Support Services Gross Margin. The Company’s support services gross margin was 47.4% in second quarter 2006, a 13.9 percentage point increase over support services gross margin for second quarter 2005. The second quarter 2006 margin, which was higher than previous quarters, is the result of second quarter installation of several individually significant and higher margin systems. The timing of closure of individual installations from period to period can significantly impact the level of reported support services revenue and gross margin reported for a given period. In addition, the Company believes that its support services gross margin is higher for both the second quarter and six months ended June 30, 2006 as the result of gradually increasing labor and other efficiencies in its installation, training, and maintenance activities as the given cost of these services is spread over a larger installed base of customers.

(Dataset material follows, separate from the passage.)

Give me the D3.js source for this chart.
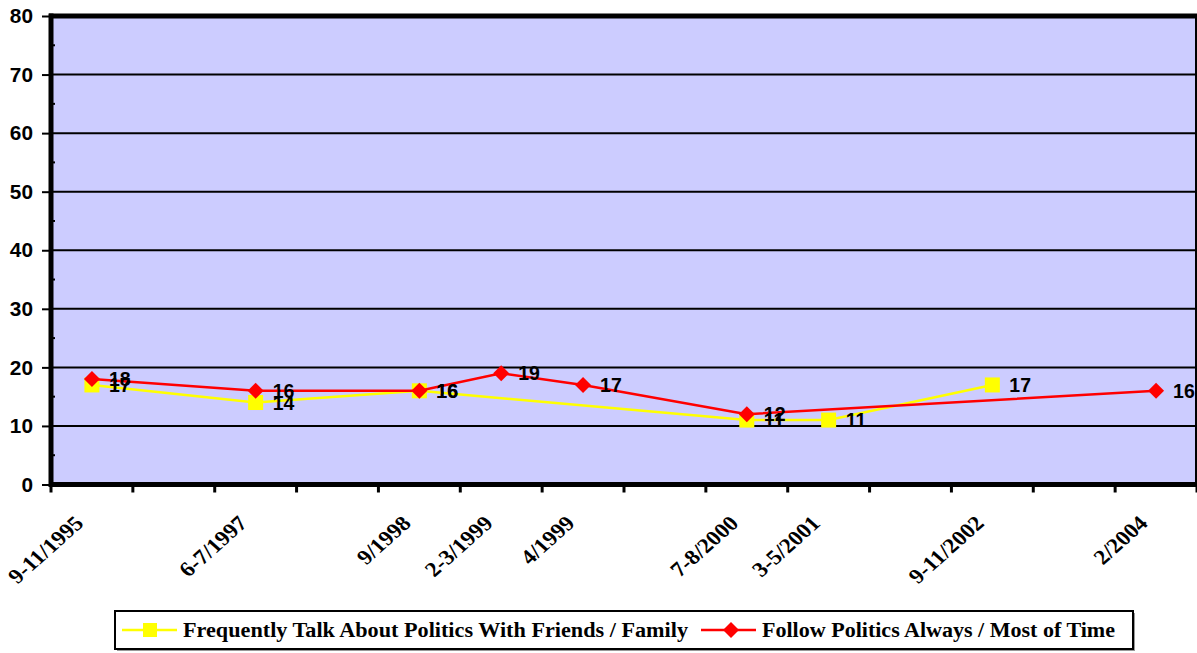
<!DOCTYPE html>
<html><head><meta charset="utf-8">
<script src="https://cdn.jsdelivr.net/npm/d3@7"></script>
<style>body{margin:0;background:#fff}svg{display:block}</style>
</head><body>
<svg id="c" width="1197" height="653"></svg>
<script>
const categories = ["9-11/1995","","6-7/1997","","9/1998","2-3/1999","4/1999","","7-8/2000","3-5/2001","","9-11/2002","","2/2004"];
const talkValues = [17,null,14,null,16,null,null,null,11,11,null,17,null,null];
const followValues = [18,null,16,null,16,19,17,null,12,null,null,null,null,16];
const yTicks = [0,10,20,30,40,50,60,70,80];
const seriesNames = ["Frequently Talk About Politics With Friends / Family","Follow Politics Always / Most of Time"];

const svg = d3.select("#c");
const L = 51, R = 1197, T = 16, B = 484.5;
const x = d3.scaleBand().domain(d3.range(categories.length)).range([L, R]);
const y = d3.scaleLinear().domain([0, 80]).range([B, T]);
const ARIAL = "Arial, 'Liberation Sans', sans-serif";
const TIMES = "'Liberation Serif', 'Times New Roman', serif";

// plot background
svg.append("rect").attr("x", L).attr("y", T).attr("width", R - L).attr("height", B - T).attr("fill", "#CCCCFF");

// gridlines
svg.append("g").selectAll("line").data(yTicks.filter(d => d > 0 && d < 80)).join("line")
  .attr("x1", L).attr("x2", R).attr("y1", d => y(d)).attr("y2", d => y(d))
  .attr("stroke", "#000").attr("stroke-width", 2);

// minor ticks
svg.append("g").selectAll("line").data(d3.range(5, 80, 10)).join("line")
  .attr("x1", L).attr("x2", L + 4).attr("y1", d => y(d)).attr("y2", d => y(d))
  .attr("stroke", "#000").attr("stroke-width", 2);

// top border and right border
svg.append("line").attr("x1", L - 2).attr("x2", R).attr("y1", T).attr("y2", T).attr("stroke", "#000").attr("stroke-width", 5);
svg.append("line").attr("x1", R - 1).attr("x2", R - 1).attr("y1", T).attr("y2", B).attr("stroke", "#000").attr("stroke-width", 2);

// y axis
const yAxis = d3.axisLeft(y).tickValues(yTicks).tickSize(9).tickFormat("");
const gy = svg.append("g").attr("transform", `translate(${L},0)`).call(yAxis);
gy.select(".domain").attr("stroke-width", 5).attr("d", `M0,${T - 2.5}V${B + 2.5}`);
gy.selectAll(".tick line").attr("stroke-width", 2);
svg.append("g").selectAll("text").data(yTicks).join("text")
  .attr("transform", d => `translate(33,${y(d)}) scale(1.04,1)`)
  .attr("text-anchor", "end").attr("dy", "0.36em")
  .attr("font-family", ARIAL).attr("font-weight", "bold").attr("font-size", 20).attr("fill", "#000")
  .text(d => d);

// x axis
const xb = d3.scaleLinear().domain([0, categories.length]).range([L, R]);
const gx = svg.append("g");
gx.append("line").attr("x1", L - 2).attr("x2", R).attr("y1", B).attr("y2", B).attr("stroke", "#000").attr("stroke-width", 5);
gx.selectAll("line.tk").data(d3.range(0, categories.length + 1)).join("line").attr("class", "tk")
  .attr("x1", d => xb(d)).attr("x2", d => xb(d)).attr("y1", B).attr("y2", B + 8)
  .attr("stroke", "#000").attr("stroke-width", 3);
gx.selectAll("text").data(categories.map((c, i) => ({c, i})).filter(d => d.c)).join("text")
  .attr("transform", d => `translate(${x(d.i) + x.bandwidth() / 2 - 7},${B + 40}) scale(1.12,1) rotate(-45)`)
  .attr("text-anchor", "end")
  .attr("font-family", TIMES).attr("font-weight", "bold").attr("font-size", 21)
  .text(d => d.c);

const cx = i => x(i) + x.bandwidth() / 2;
function pts(vals) { return vals.map((v, i) => ({v, i})).filter(d => d.v != null); }

// yellow series
const talk = pts(talkValues);
svg.append("path").datum(talk).attr("d", d3.line().x(d => cx(d.i)).y(d => y(d.v)))
  .attr("fill", "none").attr("stroke", "#FFFF00").attr("stroke-width", 2.5);
svg.append("g").selectAll("rect").data(talk).join("rect")
  .attr("x", d => cx(d.i) - 7.5).attr("y", d => y(d.v) - 7.5).attr("width", 15).attr("height", 15).attr("fill", "#FFFF00");

// red series
const follow = pts(followValues);
svg.append("path").datum(follow).attr("d", d3.line().x(d => cx(d.i)).y(d => y(d.v)))
  .attr("fill", "none").attr("stroke", "#FF0000").attr("stroke-width", 2.5);
svg.append("g").selectAll("path").data(follow).join("path")
  .attr("d", d => { const X = cx(d.i), Y = y(d.v), r = 8; return `M${X},${Y - r}L${X + r},${Y}L${X},${Y + r}L${X - r},${Y}Z`; })
  .attr("fill", "#FF0000");

// labels
function labels(data) {
  svg.append("g").selectAll("text").data(data).join("text")
    .attr("transform", d => `translate(${cx(d.i) + 17},${y(d.v)})`)
    .attr("dy", "0.36em")
    .attr("font-family", ARIAL).attr("font-weight", "bold").attr("font-size", 19.5)
    .text(d => d.v);
}
labels(follow);
labels(talk);

// legend
const lg = svg.append("g");
lg.append("rect").attr("x", 117).attr("y", 613).attr("width", 1018).attr("height", 38).attr("fill", "#999");
lg.append("rect").attr("x", 115).attr("y", 611).attr("width", 1018).attr("height", 38).attr("fill", "#fff").attr("stroke", "#000").attr("stroke-width", 2);
const ly = 630;
lg.append("line").attr("x1", 122).attr("x2", 177).attr("y1", ly).attr("y2", ly).attr("stroke", "#FFFF00").attr("stroke-width", 2.5);
lg.append("rect").attr("x", 150 - 7).attr("y", ly - 7).attr("width", 14).attr("height", 14).attr("fill", "#FFFF00");
lg.append("line").attr("x1", 701).attr("x2", 756).attr("y1", ly).attr("y2", ly).attr("stroke", "#FF0000").attr("stroke-width", 2.5);
lg.append("path").attr("d", `M731,${ly - 8}L739,${ly}L731,${ly + 8}L723,${ly}Z`).attr("fill", "#FF0000");
lg.selectAll("text").data([{t: seriesNames[0], x: 183, w: 505}, {t: seriesNames[1], x: 762, w: 353}]).join("text")
  .attr("x", d => d.x).attr("y", ly).attr("dy", "0.35em")
  .attr("textLength", d => d.w).attr("lengthAdjust", "spacingAndGlyphs")
  .attr("font-family", TIMES).attr("font-weight", "bold").attr("font-size", 20)
  .text(d => d.t);
</script>
</body></html>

In addition to the factors described above, the Company believes that both its second quarter and six months ended June 30, 2005 gross margin on support services was lowered by the commencement of a build-up in the relevant staffing levels and that the efficiency of that staff has begun to increase with growth of the installed base of customers in 2006. Going forward, the Company expects support services gross margins in the low to mid forty percent range, assuming its staff efficiencies continue and its cardiology business delivers margins in line with those of the radiology line of products, but also expects some timing-based variability in support services gross margin from period to period.
Research & Development, Sales & Marketing, and General & Administrative Expenses
Total research and development, sales and marketing, and general and administrative expenses for the quarter ended June 30, 2006 were $12.5 million as compared to $7.9 million in the corresponding prior year quarter, an increase of $4.6 million or 57%. The addition of the operating expenses of Camtronics, which was acquired by the Company November 1, 2005, accounts for the majority of the total increase, with the remainder of the increase consisting of a) increased general and administrative expenses resulting generally from the company’s status as a publicly held entity (including costs of compliance with the provisions of the Sarbanes Oxley Act of 2002) and stock-based compensation expense, and b) increased sales and marketing expenses, including sales commissions, consistent with increased selling effort and greater levels of interest in the Company’s products. The growth of 57% in these expenses quarter to quarter compares to total revenue growth over the same period of 59%. As a percentage of revenue, these expenses were 41.5% in second quarter 2006 compared to 41.9% in second quarter 2005.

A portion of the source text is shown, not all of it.